EXERCISE TASK:
Skip all pictures, then print the remaining material exactly.

DATA EXTRACT:

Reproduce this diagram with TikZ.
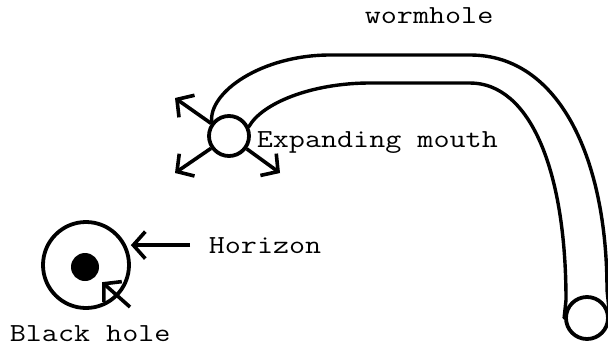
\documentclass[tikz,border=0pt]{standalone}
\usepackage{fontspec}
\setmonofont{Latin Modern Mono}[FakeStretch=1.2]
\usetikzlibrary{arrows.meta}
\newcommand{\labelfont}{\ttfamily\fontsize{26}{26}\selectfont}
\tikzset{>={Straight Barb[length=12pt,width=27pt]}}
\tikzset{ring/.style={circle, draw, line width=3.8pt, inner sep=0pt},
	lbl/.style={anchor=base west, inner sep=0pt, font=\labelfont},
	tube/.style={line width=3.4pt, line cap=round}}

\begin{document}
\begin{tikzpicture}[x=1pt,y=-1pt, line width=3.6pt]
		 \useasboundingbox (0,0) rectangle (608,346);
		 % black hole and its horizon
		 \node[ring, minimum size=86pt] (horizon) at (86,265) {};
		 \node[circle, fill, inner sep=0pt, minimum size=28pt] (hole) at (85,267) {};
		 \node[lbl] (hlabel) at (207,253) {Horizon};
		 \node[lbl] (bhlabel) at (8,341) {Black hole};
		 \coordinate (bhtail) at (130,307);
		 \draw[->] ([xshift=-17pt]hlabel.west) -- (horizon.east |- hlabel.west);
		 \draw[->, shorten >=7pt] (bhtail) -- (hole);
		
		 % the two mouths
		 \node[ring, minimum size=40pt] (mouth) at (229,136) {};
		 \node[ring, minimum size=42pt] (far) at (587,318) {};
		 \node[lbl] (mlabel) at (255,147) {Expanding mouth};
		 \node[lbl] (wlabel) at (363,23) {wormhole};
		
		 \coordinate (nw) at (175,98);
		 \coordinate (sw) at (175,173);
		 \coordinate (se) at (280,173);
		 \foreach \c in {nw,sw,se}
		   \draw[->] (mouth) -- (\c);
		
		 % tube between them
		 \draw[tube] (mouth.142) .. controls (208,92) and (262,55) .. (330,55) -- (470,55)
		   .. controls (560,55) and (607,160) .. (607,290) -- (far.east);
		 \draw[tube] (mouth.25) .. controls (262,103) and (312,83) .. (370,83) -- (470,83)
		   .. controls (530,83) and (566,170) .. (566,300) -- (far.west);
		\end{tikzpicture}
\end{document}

SOLUTION TO THIS PROBLEM:
Reproduce this diagram with TikZ.
\documentclass[tikz,border=0pt]{standalone}
\usepackage{fontspec}
\setmonofont{Latin Modern Mono}[FakeStretch=1.2]
\usetikzlibrary{arrows.meta}
\newcommand{\labelfont}{\ttfamily\fontsize{26}{26}\selectfont}
\tikzset{>={Straight Barb[length=12pt,width=27pt]}}
\tikzset{ring/.style={circle, draw, line width=3.8pt, inner sep=0pt},
	lbl/.style={anchor=base west, inner sep=0pt, font=\labelfont},
	tube/.style={line width=3.4pt, line cap=round}}

\begin{document}
\begin{tikzpicture}[x=1pt,y=-1pt, line width=3.6pt]
		 \useasboundingbox (0,0) rectangle (608,346);
		 % black hole and its horizon
		 \node[ring, minimum size=86pt] (horizon) at (86,265) {};
		 \node[circle, fill, inner sep=0pt, minimum size=28pt] (hole) at (85,267) {};
		 \node[lbl] (hlabel) at (207,253) {Horizon};
		 \node[lbl] (bhlabel) at (8,341) {Black hole};
		 \coordinate (bhtail) at (130,307);
		 \draw[->] ([xshift=-17pt]hlabel.west) -- (horizon.east |- hlabel.west);
		 \draw[->, shorten >=7pt] (bhtail) -- (hole);
		
		 % the two mouths
		 \node[ring, minimum size=40pt] (mouth) at (229,136) {};
		 \node[ring, minimum size=42pt] (far) at (587,318) {};
		 \node[lbl] (mlabel) at (255,147) {Expanding mouth};
		 \node[lbl] (wlabel) at (363,23) {wormhole};
		
		 \coordinate (nw) at (175,98);
		 \coordinate (sw) at (175,173);
		 \coordinate (se) at (280,173);
		 \foreach \c in {nw,sw,se}
		   \draw[->] (mouth) -- (\c);
		
		 % tube between them
		 \draw[tube] (mouth.142) .. controls (208,92) and (262,55) .. (330,55) -- (470,55)
		   .. controls (560,55) and (607,160) .. (607,290) -- (far.east);
		 \draw[tube] (mouth.25) .. controls (262,103) and (312,83) .. (370,83) -- (470,83)
		   .. controls (530,83) and (566,170) .. (566,300) -- (far.west);
		\end{tikzpicture}
\end{document}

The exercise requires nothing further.